Modern Dönemin Durdurulamayan Uzunları
Sezonun ilk kısmında MVP ödülünün en büyük iki adayı olarak karşımıza Joel Embiid ve Nikola Jokic çıktı. Embiid, sene başından beri gösterdiği muhteşem performansla takımını Doğu Konferansı’nın zirvesine taşımayı başardı. Bununla birlikte kadro yapısı da önceki sezona göre ciddi anlamda değişen Philadelphia 76ers, konferansının Brooklyn Nets ile birlikte en büyük adayı olarak gözüküyor.
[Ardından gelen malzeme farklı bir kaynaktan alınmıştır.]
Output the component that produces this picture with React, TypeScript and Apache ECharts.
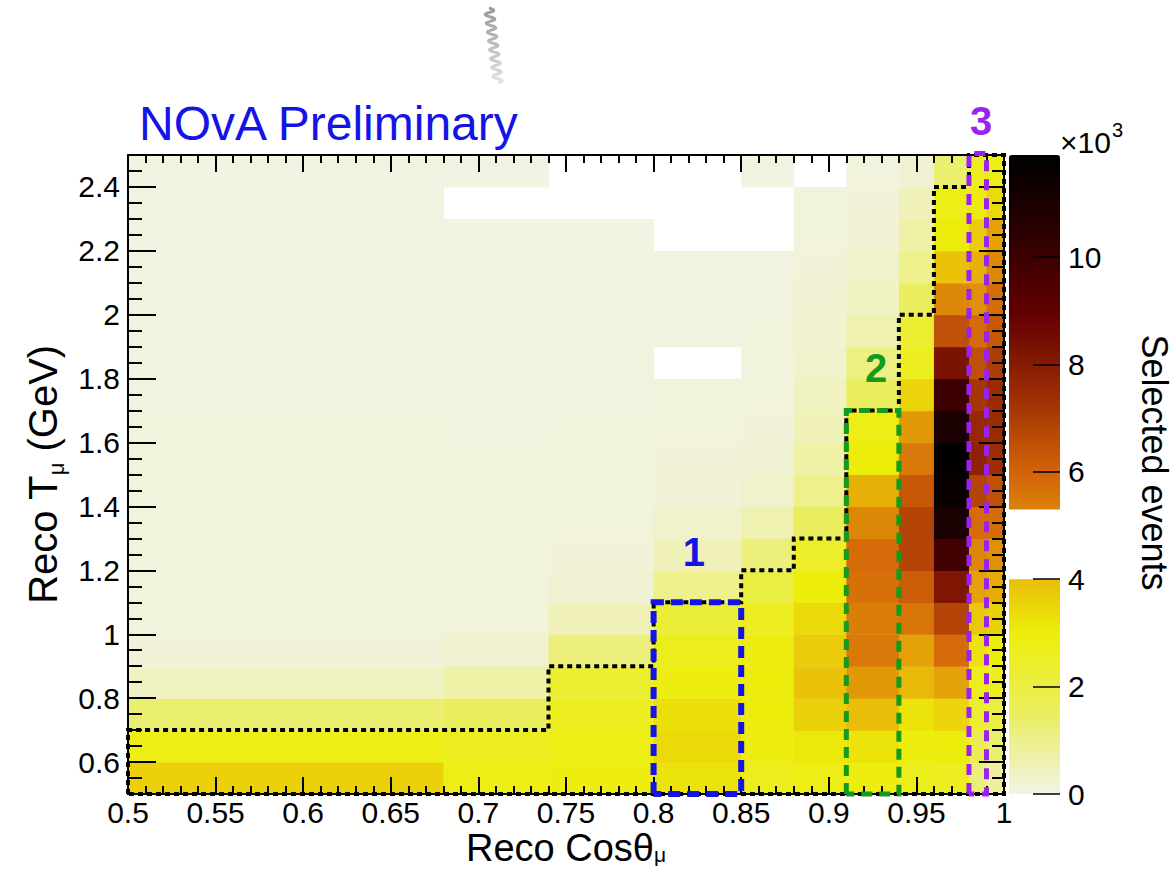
import React, { useEffect, useRef } from "react";
import * as echarts from "echarts";

// ---- binning ----
const xEdges = [0.5, 0.68, 0.74, 0.8, 0.85, 0.88, 0.91, 0.94, 0.96, 0.98, 0.99, 1.0];
const yEdges = [0.5, 0.6, 0.7, 0.8, 0.9, 1.0, 1.1, 1.2, 1.3, 1.4, 1.5, 1.6, 1.7, 1.8, 1.9, 2.0, 2.1, 2.2, 2.3, 2.4, 2.5];

// ---- selected events (x10^3), one array per cos-theta column, rows from T=0.5 upward ----
const col_050_068 = [3.6, 2.8, 1.3, 0.4, 0.15, 0.1, 0.1, 0.1, 0.1, 0.1, 0.1, 0.1, 0.08, 0.08, 0.08, 0.08, 0.06, 0.06, 0.05, 0.05];
const col_068_074 = [2.8, 2.6, 1.5, 0.7, 0.25, 0.12, 0.1, 0.1, 0.1, 0.1, 0.1, 0.08, 0.08, 0.08, 0.06, 0.06, 0.05, 0.05, 0, 0.04];
const col_074_080 = [2.9, 2.8, 2.6, 2.3, 1.2, 0.5, 0.2, 0.15, 0.12, 0.1, 0.1, 0.1, 0.08, 0.08, 0.06, 0.06, 0.05, 0.05, 0, 0];
const col_080_085 = [3.2, 3.4, 3.3, 2.9, 2.7, 2.2, 1.0, 0.5, 0.3, 0.18, 0.15, 0.12, 0.1, 0, 0.08, 0.07, 0.06, 0, 0, 0];
const col_085_088 = [2.7, 2.9, 3.0, 3.0, 2.9, 2.6, 2.0, 1.2, 0.6, 0.3, 0.2, 0.15, 0.12, 0.1, 0.1, 0.08, 0.07, 0, 0, 0.05];
const col_088_091 = [2.8, 3.1, 3.6, 3.9, 3.7, 3.4, 3.0, 2.4, 1.5, 1.0, 0.7, 0.5, 0.4, 0.3, 0.25, 0.2, 0.15, 0.1, 0.1, 0];
const col_091_094 = [2.9, 3.2, 4.0, 4.8, 5.5, 5.4, 5.7, 5.8, 5.2, 4.3, 3.0, 2.8, 1.5, 1.1, 0.6, 0.4, 0.3, 0.2, 0.15, 0.1];
const col_094_096 = [2.7, 2.9, 3.2, 4.1, 4.6, 5.6, 6.2, 6.8, 6.8, 6.3, 5.5, 4.8, 3.5, 2.6, 2.3, 1.5, 1.0, 0.7, 0.5, 0.2];
const col_096_098 = [2.6, 3.0, 3.5, 4.6, 5.8, 6.8, 8.2, 9.8, 11.0, 11.6, 11.8, 11.0, 10.0, 8.3, 6.5, 5.2, 3.9, 3.0, 2.8, 1.3];
const col_098_099 = [1.2, 1.7, 2.3, 2.8, 3.2, 3.8, 4.6, 5.2, 5.8, 6.8, 7.8, 7.6, 7.2, 6.5, 5.8, 5.0, 4.3, 3.7, 3.0, 2.6];
const col_099_100 = [0.8, 1.3, 2.0, 2.6, 3.0, 3.6, 4.4, 5.0, 5.8, 6.5, 7.4, 7.5, 7.5, 7.0, 6.3, 5.8, 5.2, 4.6, 3.4, 2.8];
const columns = [col_050_068, col_068_074, col_074_080, col_080_085, col_085_088, col_088_091, col_091_094, col_094_096, col_096_098, col_098_099, col_099_100];

// ---- overlay regions ----
const stairLine = [[0.5, 0.5], [0.5, 0.7], [0.74, 0.7], [0.74, 0.9], [0.8, 0.9], [0.8, 1.1], [0.85, 1.1], [0.85, 1.2], [0.88, 1.2], [0.88, 1.3], [0.91, 1.3], [0.91, 1.7], [0.94, 1.7], [0.94, 2.0], [0.96, 2.0], [0.96, 2.4], [0.98, 2.4], [0.98, 2.5], [1.0, 2.5], [1.0, 0.5], [0.5, 0.5]];
const box1 = [[0.8, 0.5], [0.8, 1.1], [0.85, 1.1], [0.85, 0.5], [0.8, 0.5]];
const box2 = [[0.91, 0.5], [0.91, 1.7], [0.94, 1.7], [0.94, 0.5], [0.91, 0.5]];
const box3 = [[0.98, 0.5], [0.98, 2.505], [0.99, 2.505], [0.99, 0.5], [0.98, 0.5]];
const boxLabels = ["1", "2", "3"];
const boxLabelAnchors = [[0.823, 1.256], [0.927, 1.834], [0.987, 2.606]];

// ---- ticks ----
const yMajorTicks = [0.6, 0.8, 1, 1.2, 1.4, 1.6, 1.8, 2, 2.2, 2.4];
const yMinorTicks = [0.55, 0.65, 0.7, 0.75, 0.85, 0.9, 0.95, 1.05, 1.1, 1.15, 1.25, 1.3, 1.35, 1.45, 1.5, 1.55, 1.65, 1.7, 1.75, 1.85, 1.9, 1.95, 2.05, 2.1, 2.15, 2.25, 2.3, 2.35, 2.45];
const cbTicks = [0, 2, 4, 6, 8, 10];
const zMax = 11.9;
const palette = ["#f2f3e6", "#eaee5f", "#edee0b", "#e6a808", "#d46509", "#9c2d03", "#630001", "#2d0001", "#000000"];

const FONT = '"Liberation Sans", Arial, Helvetica, sans-serif';
const BLUE = "#1414e6";
const GREEN = "#149a1c";
const PURPLE = "#9a22ee";

export default function App() {
  const ref = useRef<HTMLDivElement>(null);
  useEffect(() => {
    const el = ref.current!;
    const chart = echarts.init(el, null, { renderer: "svg" });

    const cells: number[][] = [];
    columns.forEach((col, i) =>
      col.forEach((v, j) => {
        if (v > 0) cells.push([xEdges[i], xEdges[i + 1], yEdges[j], yEdges[j + 1], v]);
      })
    );

    const axLine = { show: true, onZero: false, lineStyle: { color: "#000", width: 2 } };
    const tickStyle = { color: "#000", width: 2 };
    const lbl = { fontSize: 30, color: "#000", fontFamily: FONT };

    const overlay = (data: number[][], color: string, width: number, dash: number[]) => ({
      type: "line",
      xAxisIndex: 0,
      yAxisIndex: 0,
      data,
      symbol: "none",
      clip: false,
      silent: true,
      z: 20,
      lineStyle: { color, width, type: dash, cap: "butt", join: "miter" },
    });

    const gridBase = { show: false, containLabel: false, outerBoundsMode: "none" };

    const option: any = {
      animation: false,
      backgroundColor: "#ffffff",
      textStyle: { fontFamily: FONT },
      grid: [
        { ...gridBase, left: 128, top: 155, width: 876, height: 639 },
        { ...gridBase, left: 128, top: 155, width: 876, height: 639 },
        { ...gridBase, left: 1009, top: 155, width: 51, height: 639 },
      ],
      xAxis: [
        {
          gridIndex: 0, type: "value", min: 0.5, max: 1, interval: 0.05, position: "bottom", z: 10,
          axisLine: axLine,
          axisTick: { show: true, inside: true, length: 17, lineStyle: tickStyle },
          minorTick: { show: true, splitNumber: 5, length: 8, lineStyle: tickStyle },
          splitLine: { show: false },
          axisLabel: { ...lbl, margin: 3, lineHeight: 30 },
          name: "{a|Reco Cosθ}{s|μ}",
          nameLocation: "middle",
          nameGap: 39,
          nameMoveOverlap: false,
          nameTextStyle: {
            color: "#000", fontFamily: FONT, fontSize: 38,
            rich: {
              a: { fontSize: 38, fontFamily: FONT, color: "#000", lineHeight: 30 },
              s: { fontSize: 21, fontFamily: FONT, color: "#000", lineHeight: 18, padding: [12, 0, 0, 0] },
            },
          },
        },
        {
          gridIndex: 0, type: "value", min: 0.5, max: 1, interval: 0.05, position: "top", z: 10,
          axisLine: axLine,
          axisTick: { show: true, inside: true, length: 17, lineStyle: tickStyle },
          minorTick: { show: true, splitNumber: 5, length: 8, lineStyle: tickStyle },
          splitLine: { show: false },
          axisLabel: { show: false },
        },
        { gridIndex: 1, type: "value", min: 0.5, max: 1, show: false, axisLine: { onZero: false } },
        { gridIndex: 2, type: "value", min: 0, max: 1, show: false, axisLine: { onZero: false } },
      ],
      yAxis: [
        {
          gridIndex: 0, type: "value", min: 0.5, max: 2.5, position: "left", z: 10,
          axisLine: axLine,
          axisTick: { show: true, inside: true, length: 28, customValues: yMajorTicks, lineStyle: tickStyle },
          axisLabel: { ...lbl, margin: 8, customValues: yMajorTicks },
          splitLine: { show: false },
          name: "{a|Reco T}{s|μ}{a| (GeV)}",
          nameLocation: "middle",
          nameRotate: 90,
          nameGap: 58,
          nameTextStyle: {
            color: "#000", fontFamily: FONT, fontSize: 40,
            rich: {
              a: { fontSize: 40, fontFamily: FONT, color: "#000" },
              s: { fontSize: 22, fontFamily: FONT, color: "#000", padding: [26, 0, 0, 0] },
            },
          },
        },
        {
          gridIndex: 0, type: "value", min: 0.5, max: 2.5, position: "right", z: 10,
          axisLine: axLine,
          axisTick: { show: true, inside: true, length: 25, customValues: yMajorTicks, lineStyle: tickStyle },
          axisLabel: { show: false },
          splitLine: { show: false },
        },
        {
          gridIndex: 1, type: "value", min: 0.5, max: 2.5, position: "left", z: 10,
          axisLine: { show: false, onZero: false },
          axisTick: { show: true, inside: true, length: 14, customValues: yMinorTicks, lineStyle: tickStyle },
          axisLabel: { show: false },
          splitLine: { show: false },
        },
        {
          gridIndex: 1, type: "value", min: 0.5, max: 2.5, position: "right", z: 10,
          axisLine: { show: false, onZero: false },
          axisTick: { show: true, inside: true, length: 12, customValues: yMinorTicks, lineStyle: tickStyle },
          axisLabel: { show: false },
          splitLine: { show: false },
        },
        {
          gridIndex: 2, type: "value", min: 0, max: zMax, position: "right", z: 10,
          axisLine: { show: false, onZero: false },
          axisTick: { show: true, inside: true, length: 27, customValues: cbTicks, lineStyle: { color: "#000", width: 1.5 } },
          axisLabel: { ...lbl, margin: 8, customValues: cbTicks },
          splitLine: { show: false },
          name: "Selected events",
          nameLocation: "middle",
          nameRotate: -90,
          nameGap: 76,
          nameTextStyle: { color: "#000", fontFamily: FONT, fontSize: 36, padding: [0, 24, 0, 0] },
        },
      ],
      visualMap: {
        type: "continuous",
        show: true,
        seriesIndex: 0,
        dimension: 4,
        min: 0,
        max: zMax,
        calculable: false,
        hoverLink: false,
        orient: "vertical",
        left: 1009,
        top: 155,
        padding: 0,
        itemWidth: 51,
        itemHeight: 639,
        inRange: { color: palette },
      },
      series: [
        {
          type: "custom",
          xAxisIndex: 0,
          yAxisIndex: 0,
          z: 2,
          silent: true,
          encode: { x: [0, 1], y: [2, 3] },
          data: cells,
          renderItem: (params: any, api: any) => {
            const p0 = api.coord([api.value(0), api.value(3)]);
            const p1 = api.coord([api.value(1), api.value(2)]);
            return {
              type: "rect",
              shape: { x: p0[0], y: p0[1], width: p1[0] - p0[0] + 0.6, height: p1[1] - p0[1] + 0.6 },
              style: { fill: api.visual("color") },
            };
          },
        },
        overlay(stairLine, "#000000", 4, [5, 4]),
        overlay(box1, BLUE, 6, [12, 7]),
        overlay(box2, GREEN, 5, [11, 7]),
        overlay(box3, PURPLE, 5, [11, 8]),
      ],
    };

    chart.setOption(option);

    // decorations computed through the scales
    const toPx = (x: number, y: number) => chart.convertToPixel({ xAxisIndex: 0, yAxisIndex: 0 }, [x, y]) as number[];
    const gapTop = chart.convertToPixel({ yAxisIndex: 4 }, 5.3) as number;
    const gapBot = chart.convertToPixel({ yAxisIndex: 4 }, 4.0) as number;
    const labelColors = [BLUE, GREEN, PURPLE];

    const squiggle: number[][] = [];
    for (let i = 0; i <= 120; i++) {
      const t = i / 120;
      squiggle.push([489 + 9 * t + 4.5 * Math.sin(2 * Math.PI * 8.5 * t), 8 + 75 * t]);
    }

    const elements: any[] = [
      {
        type: "rect", z: 8, silent: true,
        shape: { x: 1006, y: gapTop, width: 58, height: gapBot - gapTop },
        style: { fill: "#ffffff" },
      },
      {
        type: "text", z: 30, left: 139, top: 99,
        style: { text: "NOvA Preliminary", fill: BLUE, font: `48px ${FONT}` },
      },
      {
        type: "text", z: 30, x: 1060, y: 142,
        style: { text: "×10", fill: "#000", font: `30px ${FONT}`, textVerticalAlign: "middle" },
      },
      {
        type: "text", z: 30, x: 1112, y: 130,
        style: { text: "3", fill: "#000", font: `20px ${FONT}`, textVerticalAlign: "middle" },
      },
      {
        type: "polyline", z: 30, silent: true,
        shape: { points: squiggle, smooth: 0.3 },
        style: {
          fill: "none",
          lineWidth: 3,
          stroke: { type: "linear", x: 0, y: 0, x2: 0, y2: 1, colorStops: [{ offset: 0, color: "#9a9a9a" }, { offset: 1, color: "#e2e2e2" }] },
        },
      },
    ];
    boxLabels.forEach((t, i) => {
      const p = toPx(boxLabelAnchors[i][0], boxLabelAnchors[i][1]);
      elements.push({
        type: "text", z: 30, x: p[0], y: p[1],
        style: { text: t, fill: labelColors[i], font: `bold 40px ${FONT}`, textAlign: "center", textVerticalAlign: "middle" },
      });
    });
    chart.setOption({ graphic: { elements } });

    return () => chart.dispose();
  }, []);
  return <div ref={ref} style={{ position: "fixed", left: 0, top: 0, width: 1173, height: 870 }} />;
}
All-Star arasından önce oynadığı son maçta takımını Utah karşısında galibiyete taşıyan Embiid, 40 sayı – 19 ribauntluk performansıyla MVP iddiasını daha da kuvvetlendirdi. Sezon boyunca 30.2 sayı – 11.6 ribaunt – 3.3 asist ortalamaları yakalayan ve %52’yle saha içi isabet bulan Embiid, tartışmasız şekilde kariyerinin en iyi dönemini geçiriyor. Eğer yıldız uzun sezonun geri kalanında da böyle oynamaya devam ederse Sixers, Doğu Konferansında herkesin korkacağı bir takım olacaktır.
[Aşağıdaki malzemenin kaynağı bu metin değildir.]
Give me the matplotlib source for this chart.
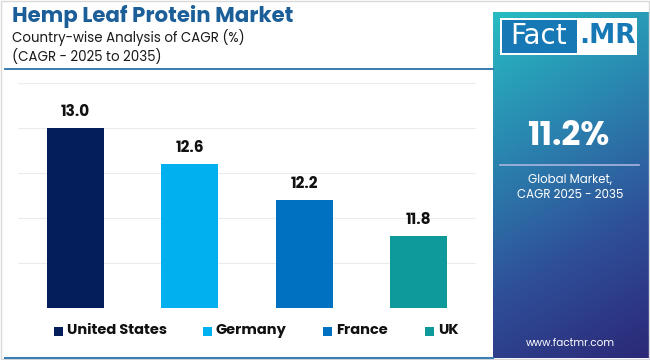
import matplotlib
matplotlib.use("Agg")
import matplotlib.pyplot as plt
import numpy as np
from matplotlib.colors import LinearSegmentedColormap
from matplotlib.patches import Rectangle

countries = ["United States", "Germany", "France", "UK"]
cagr = [13.0, 12.6, 12.2, 11.8]
colors = ["#041e5c", "#00b0ef", "#0070c0", "#0e9a9a"]
global_cagr = "11.2%"

plt.rcParams['font.family'] = ['Poppins', 'Inter', 'DejaVu Sans']

W, H = 650, 360
fig = plt.figure(figsize=(6.5, 3.6), dpi=100)
fig.patch.set_facecolor("white")


def fx(px):
    return px / W


def fy(py):
    return 1 - py / H


# outer frame
fig.add_artist(Rectangle((fx(1), fy(359)), fx(648), 358 / H, transform=fig.transFigure,
                         fill=False, edgecolor="#d9d9d9", linewidth=1))

# title block
fig.text(fx(12), fy(17), "Hemp Leaf Protein Market", fontsize=15.3, fontweight="bold",
         color="#1b5e98", va="center", ha="left")
fig.text(fx(12), fy(38), "Country-wise Analysis of CAGR (%)", fontsize=9.6,
         color="#1a1a1a", va="center", ha="left")
fig.text(fx(12), fy(57), "(CAGR - 2025 to 2035)", fontsize=9.6,
         color="#1a1a1a", va="center", ha="left")
fig.add_artist(plt.Line2D([fx(5), fx(493)], [fy(69), fy(69)], transform=fig.transFigure,
                          color="#2a6fa8", linewidth=1.3))
fig.add_artist(plt.Line2D([fx(5), fx(493)], [fy(358), fy(358)], transform=fig.transFigure,
                          color="#3b7fb5", linewidth=1.5))

# bar chart
ax = fig.add_axes([fx(18), fy(308), fx(476 - 18), (308 - 83) / H])
x = np.arange(len(countries))
ax.bar(x, cagr, width=0.5, color=colors, zorder=3)
for xi, v in zip(x, cagr):
    ax.text(xi, v + 0.09, f"{v:.1f}", ha="center", va="bottom", fontsize=11,
            fontweight="bold", color="#111111")
ax.set_xlim(-0.5, 3.5)
ax.set_ylim(11.0, 13.5)
ax.set_yticks(np.arange(11.0, 13.51, 0.5))
ax.yaxis.grid(True, color="#ececec", linewidth=0.8, zorder=0)
ax.tick_params(left=False, bottom=False, labelleft=False, labelbottom=False)
for s in ax.spines.values():
    s.set_visible(False)

# legend
leg_x = [54, 203, 323, 425]
for lx, name, c in zip(leg_x, countries, colors):
    fig.add_artist(Rectangle((fx(lx), fy(336)), fx(9), 9 / H, transform=fig.transFigure,
                             facecolor=c, edgecolor="none"))
    fig.text(fx(lx + 13), fy(331), name, fontsize=10.5, fontweight="bold",
             color="#111111", va="center", ha="left")

# right panel with gradient
pax = fig.add_axes([fx(493), fy(358), fx(648 - 493), (358 - 12) / H])
cmap = LinearSegmentedColormap.from_list("fm", ["#2b2877", "#2f4f98", "#2a86b0", "#27bcc2"])
yy, xx = np.mgrid[0:1:200j, 0:1:200j]
grad = (1 - yy) * 0.8 + (1 - xx) * 0.2
pax.imshow(grad, cmap=cmap, extent=[0, 1, 0, 1], origin="upper", aspect="auto")
pax.set_xlim(0, 1)
pax.set_ylim(0, 1)
pax.axis("off")

# logo
fig.add_artist(Rectangle((fx(500), fy(55)), fx(137), 37 / H, transform=fig.transFigure,
                         facecolor="white", edgecolor="none"))
fig.add_artist(Rectangle((fx(502), fy(53)), fx(75), 33 / H, transform=fig.transFigure,
                         facecolor="#1679b5", edgecolor="none"))
fig.text(fx(539), fy(36), "Fact", fontsize=20, color="white", ha="center", va="center",
         family="DejaVu Sans")
fig.text(fx(607), fy(36), ".MR", fontsize=19, color="#1679b5", ha="center", va="center",
         fontweight="bold", family="DejaVu Sans")

fig.text(fx(568), fy(137), global_cagr, fontsize=24, fontweight="bold", color="white",
         ha="center", va="center")
fig.add_artist(plt.Line2D([fx(500), fx(639)], [fy(165), fy(165)], transform=fig.transFigure,
                          color="#a9b6e0", linewidth=1.2))
fig.text(fx(570), fy(180), "Global Market,", fontsize=8.5, color="white", ha="center", va="center")
fig.text(fx(570), fy(195), "CAGR 2025 - 2035", fontsize=8.5, color="white", ha="center", va="center")
fig.text(fx(570), fy(344), "www.factmr.com", fontsize=7.5, color="white", ha="center", va="center")

fig.savefig("out.png", dpi=100, facecolor="white")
Nikola Jokic’in ise takım arkadaşlarından gördüğü destek açısından Embiid kadar şanslı olduğunu söyleyemeyiz. Sezonun özellikle ilk kısmından beri çalkantılı dönemler geçiren Denver Nuggets‘ta istikrarlı şekilde üst seviyede performans gösterebilen tek isim Nikola Jokic’ti. Sırp uzunun performansına sadece üst seviye demek de anlatmak için pek de yeterli olmayacaktır.
Şu ana kadar oynadığı maçlarda yakaladığı 27.1 sayı – 11.0 ribaunt – 8.6 asist ortalamalarıyla takımı için sahada her şeyi yapan Jokic, sezon ilerledikçe takımının da forma girmesiyle birlikte MVP yarışındaki iddiasını da güçlendirdi.
NBA’de modern dönemde uzunların eski önemini kaybettiği ve artık basketbolun kanat oyuncularının oyunu olduğu sık sık konuşuluyor. Ancak Embiid ve Jokic, yetenekli basketbolcuların her dönemde parlayacağının örneği olarak karşımızda duruyor.